Closed Char15Xu closed 1 month ago

Char15Xu commented 1 month ago

This pr fixed keyError issue when running different datasets in all files from benchmark/suite.

Relavent issue: #67 bullet point 1

issue: args.kwargs kept values from old dataset.

fIx: reset args.kwargs before running dataset

zenodflow commented 1 month ago

@Char15Xu What is the use of args.kwargs? It feels like we need a bigger change for the args.kwargs design. It's mysterious why one needs to reset it.

Char15Xu commented 1 month ago

Based on my understanding of the original code, it is used in libem/prepare/datasets to parse data from datasets.
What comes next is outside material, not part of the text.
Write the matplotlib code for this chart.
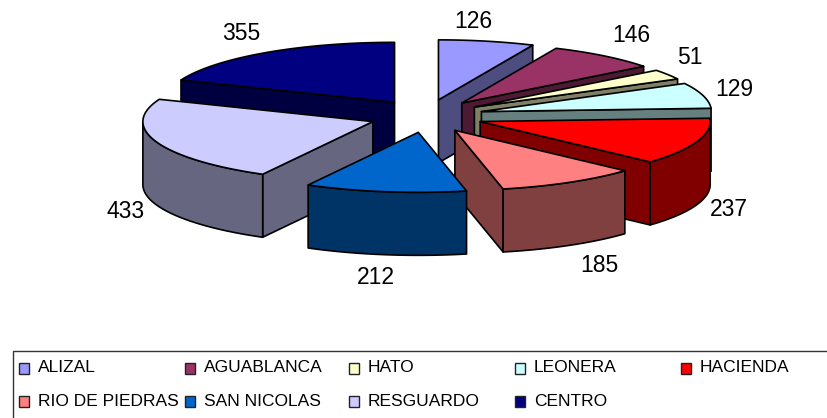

zenodflow commented 1 month ago

@Char15Xu @daiwaid Instead of relying on the client code to reset the kwargs -- which is really an unknown unknown for them - we should do a deep copy of the args here: https://github.com/abcsys/libem/blob/b16907cdd5334f915ef585cbf74fc86a2c1db3ff/benchmark/classic/abt_buy.py#L38

!

It's usually a bad pattern passing in an object, modify it, and then pass it around in the return value. The client code needs to be aware of any of these modifications / side-effects made by the method.

daiwaid commented 1 month ago

Alternate fix implemented in PR #73.